ROOSEVELT MUDOU DE OPINIÃO QUANDO VIU A GRAVIDADE DA CRISE
“Agora, para que o Orçamento tenha validade, capacidade de realizar aquilo que foi antecipado, de acordo com o que a sociedade supostamente definiu, é preciso que você tenha a formação da renda”, afirmou o economista. “No geral as pessoas acham primeiro que você tem a renda depois você gasta. Não! Do ponto de vista macroeconômico, do conjunto da economia, primeiro você gasta para depois você formar a renda”, assinalou Beluzzo.
Ao reforçar que o Estado tem capacidade de gerar recursos no combate à fome, Belluzzo citou o New Deal de Franklin Roosevelt – presidente dos Estados Unidos na década de 30. “Foi uma reviravolta extraordinária na concepção dele. Quando Roosevelt assumiu tinha uma visão, digamos, semelhante a esta do teto de gasto, e quando ele se deparou com a situação de penúria, de fome, do povo americano, ele recorreu aos ensinamentos do Harry Hopkins, que era um assessor dele muito preocupado com a questão social, e ele desencadeou um programa de regras e prioridades para combater o desespero de 25% de desemprego nos Estados Unidos”, descreveu.

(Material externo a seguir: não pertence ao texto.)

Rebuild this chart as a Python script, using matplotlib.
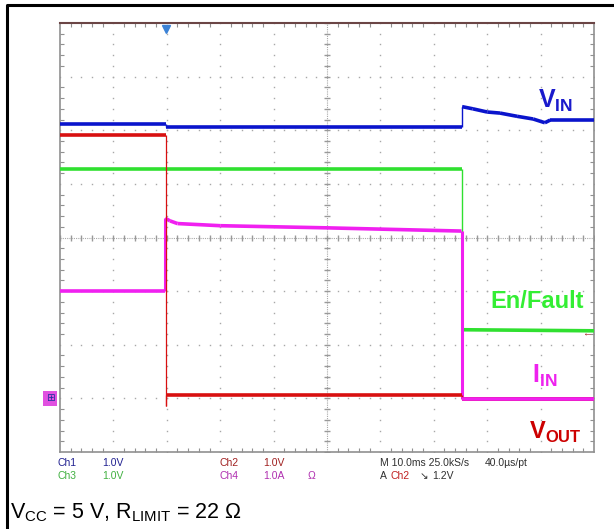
import matplotlib.pyplot as plt
import numpy as np
from matplotlib.collections import LineCollection
from matplotlib.lines import Line2D

plt.rcParams['font.family'] = ['Liberation Sans', 'DejaVu Sans']
plt.rcParams['mathtext.fontset'] = 'custom'
plt.rcParams['mathtext.rm'] = 'Liberation Sans'
plt.rcParams['mathtext.bf'] = 'Liberation Sans:bold'

# time in ms (10 ms/div, trigger at 0), values in V / A, all grounds at 1 div
ground = 1.0

vin_t = [-20, -0.2, -0.2, 55.3, 55.3, 57.3, 60.0, 62.4, 65.6, 68.6, 70.8, 71.8, 80]
vin_v = [5.12, 5.12, 5.06, 5.06, 5.44, 5.40, 5.34, 5.32, 5.26, 5.21, 5.14, 5.19, 5.19]

vout_t = [-20, -0.2, -0.2, -0.2, 55.3, 55.3, 80]
vout_v = [4.92, 4.92, -0.14, 0.06, 0.06, -0.01, -0.01]

en_t = [-20, 55.3, 55.3, 80]
en_v = [4.28, 4.28, 1.28, 1.26]

iin_t = [-20, -0.3, -0.3, 0.6, 2.0, 10.0, 30.0, 55.2, 55.2, 80]
iin_v = [2.0, 2.0, 3.36, 3.31, 3.26, 3.22, 3.18, 3.12, -0.01, -0.01]

grid_color = '#a8a8a8'


def draw_trace(ax, t, v, color, z, edge_w=1.0):
    y = np.asarray(v) + ground
    segs = [[(t[i], y[i]), (t[i + 1], y[i + 1])] for i in range(len(t) - 1)]
    widths = [edge_w if t[i] == t[i + 1] else 2.6 for i in range(len(t) - 1)]
    lc = LineCollection(segs, colors=color, linewidths=widths, zorder=z,
                        capstyle='butt', joinstyle='miter')
    ax.add_collection(lc)


fig = plt.figure(figsize=(6.14, 5.29), dpi=100)
ax = fig.add_axes([60 / 614, 77 / 529, 534 / 614, 429 / 529])
ax.set_xlim(-20, 80)
ax.set_ylim(0, 8)

# dotted graticule
fine_x = np.arange(-20, 80.01, 2)
fine_y = np.arange(0, 8.001, 0.2)
for gx in np.arange(-10, 71, 10):
    if gx != 30:
        ax.plot(np.full_like(fine_y, gx), fine_y, ls='none', marker='s', ms=1.0,
                mec='none', mfc=grid_color, zorder=1)
for gy in range(1, 8):
    if gy != 4:
        ax.plot(fine_x, np.full_like(fine_x, gy), ls='none', marker='s', ms=1.0,
                mec='none', mfc=grid_color, zorder=1)

# centre cross with ticks
ax.axvline(30, color=grid_color, lw=0.8, ls=(0, (1, 1)), zorder=1)
ax.axhline(4, color=grid_color, lw=0.8, ls=(0, (1, 1)), zorder=1)
ax.plot(np.full_like(fine_y, 30), fine_y, ls='none', marker='_', ms=5, mew=1.0,
        color='#999999', zorder=1)
ax.plot(fine_x, np.full_like(fine_x, 4), ls='none', marker='|', ms=5, mew=1.0,
        color='#999999', zorder=1)

ax.set_xticks(np.arange(-20, 81, 10))
ax.set_yticks(np.arange(0, 9, 1))
ax.set_xticks(fine_x, minor=True)
ax.set_yticks(fine_y, minor=True)
ax.tick_params(which='both', direction='in', top=True, right=True,
               labelleft=False, labelbottom=False, color='#909090')
ax.tick_params(which='major', length=0)
ax.tick_params(which='minor', length=3, width=0.8)
for side in ['left', 'right', 'bottom']:
    ax.spines[side].set_color('#909090')
    ax.spines[side].set_linewidth(1.2)
ax.spines['top'].set_color('#6b4545')
ax.spines['top'].set_linewidth(1.5)

draw_trace(ax, en_t, en_v, '#30e030', 3)
draw_trace(ax, iin_t, iin_v, '#f020f0', 4, edge_w=2.2)
draw_trace(ax, vout_t, vout_v, '#d81010', 5, edge_w=0.9)
draw_trace(ax, vin_t, vin_v, '#0a14cc', 6)
# after the fault IIN is drawn over VOUT
draw_trace(ax, iin_t[-2:], iin_v[-2:], '#f020f0', 5.5)

# markers
ax.plot([-0.2], [7.88], marker='v', ms=6, color='#3b82d6', clip_on=False, zorder=7)
ax.text(-21.0, ground, '⊞', fontsize=7.5, color='#2030a0', ha='right', va='center',
        bbox=dict(boxstyle='square,pad=0.25', fc='#e050e0', ec='none'), clip_on=False)
ax.text(79.5, 2.22, '←', fontsize=7, color='#a02020', ha='right', va='center')

# trace labels
fig.text(556 / 614, 1 - 101 / 529, r'$\mathbf{V}_{\mathbf{IN}}$', fontsize=18,
         color='#1a1acc', ha='center', va='center')
fig.text(537 / 614, 1 - 302 / 529, 'En/Fault', fontsize=17, fontweight='bold',
         color='#33ee33', ha='center', va='center')
fig.text(545 / 614, 1 - 376 / 529, r'$\mathbf{I}_{\mathbf{IN}}$', fontsize=18,
         color='#ee22ee', ha='center', va='center')
fig.text(555 / 614, 1 - 432 / 529, r'$\mathbf{V}_{\mathbf{OUT}}$', fontsize=17,
         color='#cc0000', ha='center', va='center')

# scope settings readout
info = [
    (57, 463, 'Ch1', '#202090'), (102, 463, '1.0V', '#202090'),
    (220, 463, 'Ch2', '#a02020'), (263, 463, '1.0V', '#a02020'),
    (380, 463, 'M 10.0ms 25.0kS/s', '#303030'), (485, 463, '40.0µs/pt', '#303030'),
    (57, 476, 'Ch3', '#40b040'), (102, 476, '1.0V', '#40b040'),
    (220, 476, 'Ch4', '#b030b0'), (263, 476, '1.0A', '#b030b0'),
    (308, 476, 'Ω', '#b030b0'),
    (380, 476, 'A', '#303030'), (391, 476, 'Ch2', '#c02020'),
    (420, 476, '↘', '#303030'), (432, 476, '1.2V', '#303030'),
]
for x, y, s, c in info:
    fig.text(x / 614, 1 - y / 529, s, fontsize=7.5, color=c, ha='left', va='center',
             family=['Liberation Sans Narrow', 'Liberation Sans', 'DejaVu Sans'])

fig.text(10 / 614, 1 - 513 / 529, r'V$_{\rm CC}$ = 5 V, R$_{\rm LIMIT}$ = 22 Ω',
         fontsize=15.5, color='black', ha='left', va='center')

# outer frame (left and top edges)
fig.add_artist(Line2D([7 / 614, 7 / 614, 1], [0, 1 - 5 / 529, 1 - 5 / 529],
                      transform=fig.transFigure, color='black', lw=2.2))

fig.savefig('out.png', dpi=100)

Beluzzo citou que essa situação de penúria no pós-depressão, que ocorreu em vários países, levou ao poder Hitler. “Na Alemanha, o Hitler assumiu por conta do desespero, eram 40% de desempregados, as pessoas estavam comendo cachorro, imperava a fome. Isso acaba destravando as resistências das pessoas e pode conduzir a situações desagradáveis”. Para o economista, a situação no Brasil é grave e “o teto de gastos aqui é um mito, é inacreditável, e as pessoas repetem, tem muita semelhança com a crença, com a religião, não está fundamentado na análise, na história”.